The Riverdale–Spuyten Duyvil–Kingsbridge Memorial Bell Tower or Riverdale Monument is a memorial tower in Bell Tower Park located in the Riverdale section of the Bronx. It was completed on September 17, 1930 to commemorate World War I veterans from the neighborhoods of Riverdale, Spuyten Duyvil, and Kingsbridge. The plaque attached to the memorial lists the names of those Riverdale, Spuyten Duyvil, and Kingsbridge residents who served in World War I. In 1936, it was moved 700 feet south to make room for the Henry Hudson Parkway which it now stands next to. It was listed on the National Register of Historic Places on January 3, 2012.

==Description==
The 50 ft tall and 17.5 ft wide monument is located on West 239th street between Riverdale Avenue and the Henry Hudson Parkway.
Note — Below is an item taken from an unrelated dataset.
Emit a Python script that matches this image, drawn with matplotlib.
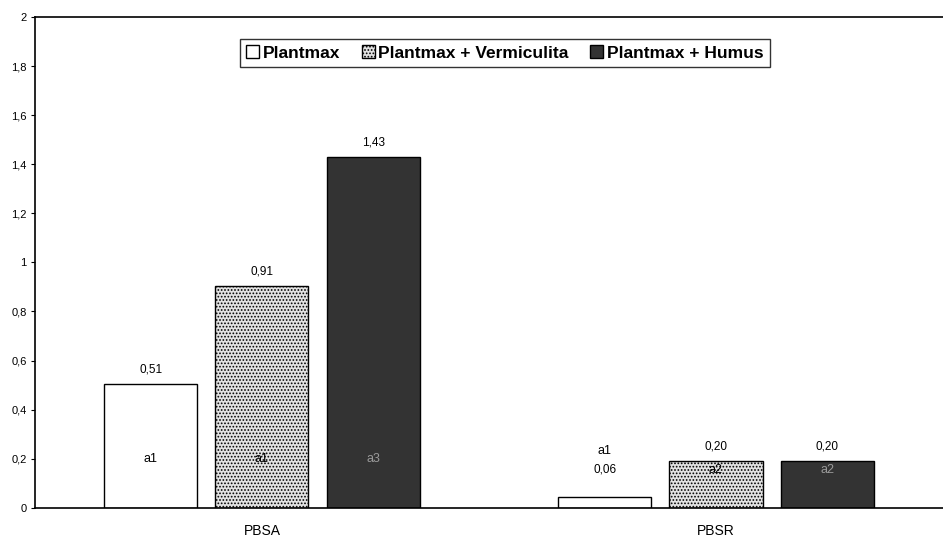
import numpy as np
import matplotlib.pyplot as plt

plt.rcParams['font.family'] = ['Liberation Sans', 'DejaVu Sans']

# dados
categorias = ['PBSA', 'PBSR']
plantmax = [0.505, 0.045]
vermiculita = [0.905, 0.19]
humus = [1.43, 0.19]

rot_plantmax = ['0,51', '0,06']
rot_vermiculita = ['0,91', '0,20']
rot_humus = ['1,43', '0,20']

letras_plantmax = ['a1', 'a1']
letras_vermiculita = ['a1', 'a2']
letras_humus = ['a3', 'a2']

series = [
    ('Plantmax', plantmax, rot_plantmax,
     dict(facecolor='white', hatch=None)),
    ('Plantmax + Vermiculita', vermiculita, rot_vermiculita,
     dict(facecolor='#e2e2e2', hatch='.....')),
    ('Plantmax + Humus', humus, rot_humus,
     dict(facecolor='#333333', hatch=None)),
]

plt.rcParams['hatch.color'] = '#555555'
plt.rcParams['hatch.linewidth'] = 0.8

fig = plt.figure(figsize=(9.43, 5.4), dpi=100)
ax = fig.add_axes([0.037, 0.06, 0.963, 0.908])

x = np.arange(len(categorias))
larg = 0.205
passo = 0.245

for i, (nome, vals, rots, estilo) in enumerate(series):
    pos = x + (i - 1) * passo
    ax.bar(pos, vals, width=larg, edgecolor='black', linewidth=1.0,
           label=nome, **estilo)
    for j in range(len(pos)):
        desl = 0.06 if vals[j] > 0.1 else 0.11  # o rotulo 0,06 fica mais alto
        ax.text(pos[j], vals[j] + desl, rots[j], ha='center', va='center',
                fontsize=8.5, color='black')

# letras de significancia
cinza = '#9a9a9a'
ax.text(x[0] - passo, 0.2, letras_plantmax[0], ha='center', va='center', fontsize=9)
ax.text(x[0], 0.2, letras_vermiculita[0], ha='center', va='center', fontsize=9)
ax.text(x[0] + passo, 0.2, letras_humus[0], ha='center', va='center', fontsize=9,
        color=cinza)
ax.text(x[1] - passo, 0.23, letras_plantmax[1], ha='center', va='center', fontsize=9)
ax.text(x[1], 0.155, letras_vermiculita[1], ha='center', va='center', fontsize=9)
ax.text(x[1] + passo, 0.155, letras_humus[1], ha='center', va='center', fontsize=9,
        color=cinza)

ax.set_xlim(-0.5, 1.5)
ax.set_ylim(0, 2)
ax.set_xticks(x)
ax.set_xticklabels(categorias, fontsize=10)
ax.tick_params(axis='x', length=0, pad=12)
ax.set_yticks(np.arange(0, 2.01, 0.2))
ax.set_yticklabels(['0', '0,2', '0,4', '0,6', '0,8', '1', '1,2', '1,4', '1,6', '1,8', '2'],
                   fontsize=8)
ax.tick_params(axis='y', direction='out', length=3, pad=3)
for lado in ['left', 'bottom', 'top']:
    ax.spines[lado].set_linewidth(1.2)
ax.spines['right'].set_visible(False)

leg = ax.legend(loc='upper center', bbox_to_anchor=(0.5176, 0.955), ncol=3,
                prop={'size': 12.5, 'weight': 'bold'}, frameon=True,
                fancybox=False, edgecolor='black',
                handlelength=0.75, handleheight=0.75, handletextpad=0.2,
                columnspacing=1.25, borderpad=0.35, borderaxespad=0)
leg.get_frame().set_linewidth(1.0)

plt.savefig('out.png', dpi=100)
It was designed by Dwight James Baum for the Riverdale American Legion Post and built by John Zambetti, Inc. It is made of fieldstone and Indiana limestone and is estimated to weigh 500 tons. In the tower is a 1762 Spanish bell which had been made for a Mexican monastery. General Winfield Scott captured this bell during the Mexican War and brought it back to New York City where it resided in the Jefferson Market and a Riverdale firehouse before it was installed in the newly constructed tower.